Ask the Experts…..
SAN DIEGO — The National Association of Chain Drug Stores Marketplace offers supplier companies a wealth of opportunities to connect with retail buyers. Taking advantage of those opportunities, though, requires some careful planning, two industry veterans say.
The first step for exhibitors is to find ways to invite buyers to their booths, a process that should begin weeks before the show. InterQuantum president Anthony Raissen, whose firm provides marketing, advertising and other services to suppliers, recommends using clever e-mails and interesting formal invitations.

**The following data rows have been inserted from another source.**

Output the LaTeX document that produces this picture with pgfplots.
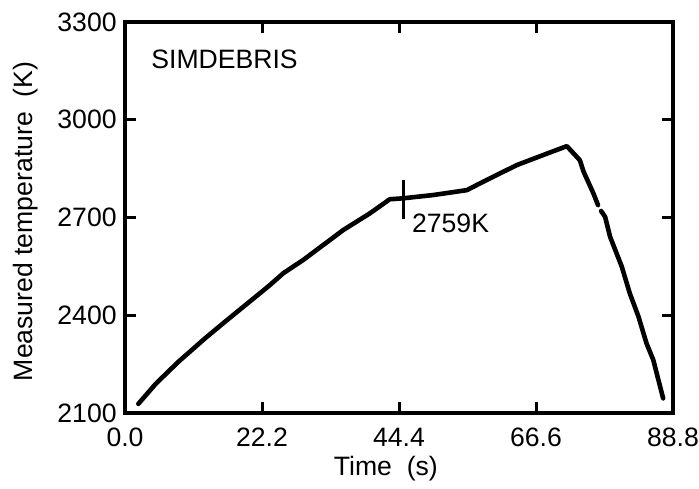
\documentclass[border=0pt]{standalone}
\usepackage{fontspec}
\setmainfont{Liberation Sans}
\usepackage{pgfplots}
\pgfplotsset{compat=1.18}
\begin{document}
\begin{tikzpicture}
\useasboundingbox (-62.5pt,-37.5pt) rectangle (287pt,206.5pt);
\begin{axis}[
  scale only axis, width=274pt, height=195.5pt,
  at={(0,0)}, anchor=south west,
  xmin=0, xmax=88.8, ymin=2100, ymax=3300,
  xtick={0,22.2,44.4,66.6,88.8}, xticklabels={0.0,22.2,44.4,66.6,88.8},
  ytick={2100,2400,2700,3000,3300}, yticklabels={2100,2400,2700,3000,3300},
  tick align=inside, major tick length=5.5pt,
  every tick/.style={black, line width=1.5pt},
  axis line style={line width=2pt},
  font=\fontsize{13.3}{16}\selectfont,
  xticklabel style={anchor=base, yshift=-16.5pt},
  yticklabel style={anchor=east, inner sep=0pt, xshift=-4pt},
  xlabel={Time\ \ (s)},
  ylabel={Measured temperature\ \ (K)},
  xlabel style={at={(axis description cs:0.476,-0.16)}, anchor=base},
  ylabel style={at={(axis description cs:-0.168,0.49)}, anchor=base, rotate=0},
  clip=false,
]
\addplot[black, line width=2.3pt, line join=round, line cap=round] coordinates {
(2.16,2128) (5.0,2190) (8.64,2257) (12.96,2329) (16.2,2380) (22.15,2472) (23.5,2493)
(25.65,2529) (28.9,2570) (35.4,2662) (39.7,2713) (42.9,2756) (45.1,2759)
(49.96,2769) (55.4,2784) (58.06,2810) (63.5,2861) (67.8,2892) (71.6,2919)
(73.7,2876) (74.3,2841) (75.9,2774) (76.65,2738)
};
\addplot[black, line width=2.3pt, line join=round, line cap=round] coordinates {
(77.15,2720) (77.8,2702) (78.6,2641) (80.5,2549) (81.8,2467) (83.2,2396)
(84.5,2314) (85.6,2263) (87.2,2145)
};
\addplot[black, line width=1.5pt] coordinates {(45.1,2694) (45.1,2815)};
\node[anchor=west, inner sep=0pt] at (axis cs:4.21,3184) {SIMDEBRIS};
\node[anchor=west, inner sep=0pt] at (axis cs:46.46,2681) {2759K};
\end{axis}
\end{tikzpicture}
\end{document}
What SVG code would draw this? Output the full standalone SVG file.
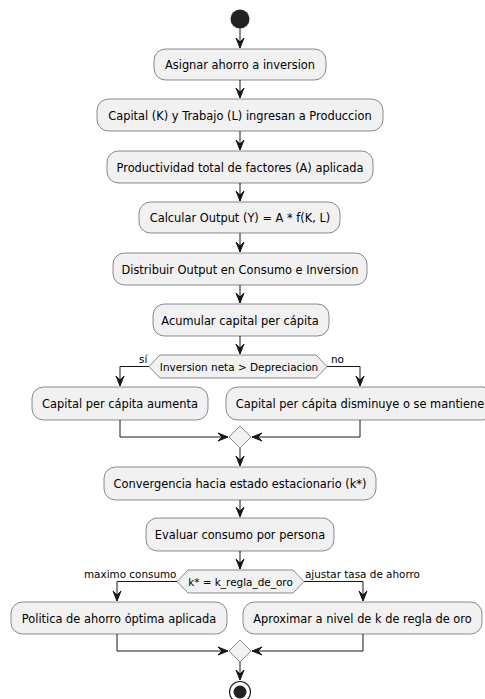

Consultant David Biernbaum, who has more than 25 years of NACDS experience as a senior-level sales and marketing vice president, agrees that a creative — but professional — approach is required. Phone calls to the buyers are not the recommended means of contact, he says, adding that suppliers should get their booth numbers publicized well in advance of the event and offer a compelling reason for buyers to make an appointment or stop by for a visit.
“Consumer Packaged Goods buyers are professional people who are not attracted by gimmicks,” Biernbaum says. “They need substantive reasons to check a company out.”
Suppliers certainly should participate in the Meet the Market segment, Raissen says, where they should be prepared to pitch their item or items within five minutes, and they should have samples and one-page “leave-behinds” handy.
Biernbaum cautions against wasting time at Meet the Market with too much small talk, or by asking retailers questions (such as their store counts) that could easily be answered ahead of time by doing a little homework.
When it comes to the show itself, Raissen recommends making a booth inviting through the use of relevant props, but avoiding clutter. “The booth also should not be overcrowded with extra, nonessential people,” he says. “The goal is to stand out in a professional, positive manner.”
Biernbaum suggests that booths be set up like a combination of a mini-showroom and conference area. “Booths should be ready for business the very second the event begins,” Biernbaum says, noting that the retailer preview portion of the show can be critical to an exhibitor’s success.
Biernbaum also recommends being early for the NACDS social events, because buyers often do not stay long.
“The real work should begin after Marketplace is over,” Biernbaum says. “Suppliers should be sure they know how to follow up with the right communication and the right timing with each retailer.” Raissen suggests that exhibitors plan for follow-up ahead of time, by having an efficient plan for taking notes during meetings to ensure accuracy. Follow-up should be done in writing and by phone, he says, and include a request for a post-show meeting.